At least where that’s being viewed as some kind of policy mistake or deliberate attempt to tank the economy and disrupt the commodities complex. Here’s the quote:
Markets have been in an absolute tizzy over the China/commodity nexus. China is tightening. How can they justify this when the Shanghai composite is falling? They’ll crater everything, the global commodity complex will collapse bringing down producer economies around the world and inflation targets will become impossible dreams. It’s made for a great story. It’s also nonsense.
Well, we’d generally agree that is has indeed “made for a great story,” but we’re not entirely sure “it’s all nonsense.”
Moving to hike OMO rates and crack down on shadow banking almost certainly acts as a giant margin call for all types of financing channels that are used to speculate in different assets. When you start squeezing those channels, you get chaos. Just look at what happened in summer 2015 when leverage was squeezed out of the Chinese equity market.
But more generally, China is the sole source of the global credit impulse, so you know, when that rolls over, it’s bound to cause problems. Especially for EM. This is something we’ve been keen on emphasizing for weeks.
On Friday, Citi is out with an interesting take on all of this. Read below as the bank explains that “China’s ‘monetary put’ is now in reverse.”
Via Citi
Rising real rates hurting EMFX. EMFX underperformed unexpectedly in the aftermath of the first round of the French election. The blame goes largely to the commodity sell-off, which tends to be even more disruptive for EMFX when global rates are rising at the same time. Another way to say the same thing is that rising real yields have been negative for EMFX. After all, significantly rising real yields are usually the result of rising nominal yields and falling inflation break-evens. And break-evens typically drop when oil prices are falling. This explains the relatively strong correlation seen in Figure 4.
China macro should remain a negative for commodities… Figure 5 shows the China monetary condition index and how it relates to the CRB commodity index (as a deviation from the 200dma). Clearly, we have seen peak stimulus out of China for this cycle. Moreover, we can probably extrapolate from the recent comments from senior policymakers that the direction of the MCI remains downward sloping, especially following President Xi’s unexpected speech on financial stability during a Politburo study meeting last month, which provided political sanction to regulators to stamp out excess leverage throughout the economy. This does not bode well for commodities, and is particularly true for the China-sensitive commodities of copper and iron ore.
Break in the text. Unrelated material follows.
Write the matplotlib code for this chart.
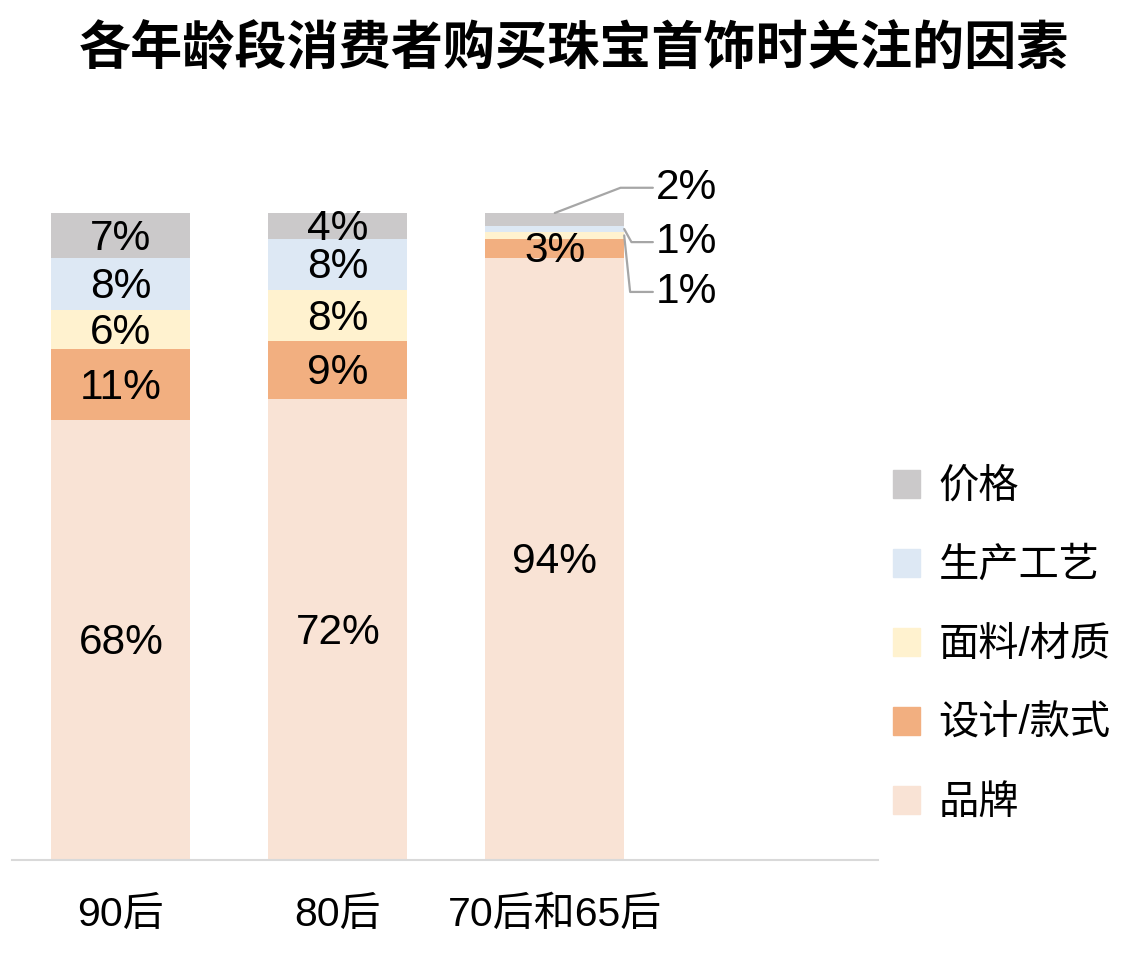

…even as inventory adjustment already on the way. Rising money market rates in China have (a) triggered the initial unwind of reflation trades in the China’s commodity futures markets, (b) added pressure on leveraged physical traders to liquidate inventories, and (c) accelerated the shift of the downstream inventory cycle from restocking to destocking. These trends are already somewhat advanced — especially in the case of copper, where inventories were much above average early this year, but are at this stage back to their seasonal average level (see Figure 6). We would have a bias to believe that there is more to come, and Citi Strategy is especially bearish on iron ore.
Look to China’s interbank markets & data for guidance. Sentiment in the commodity markets is unlikely to recover until it becomes clear that the pace of China’s ‘regulatory tightening’ will be modulated in response to economic indicators. The first signal of this will likely come from the liquidity markets: the repo-IRS curve tells us that domestic investors do not as yet see an end to the tightening (see Figure 7). It is thus likely that healthy activity data for April will reinforce expectations of escalating tightening pressure in China. The ‘Chinese put’ may now work in reverse: good news about the Chinese economy may be perceived as bad news for the market outlook.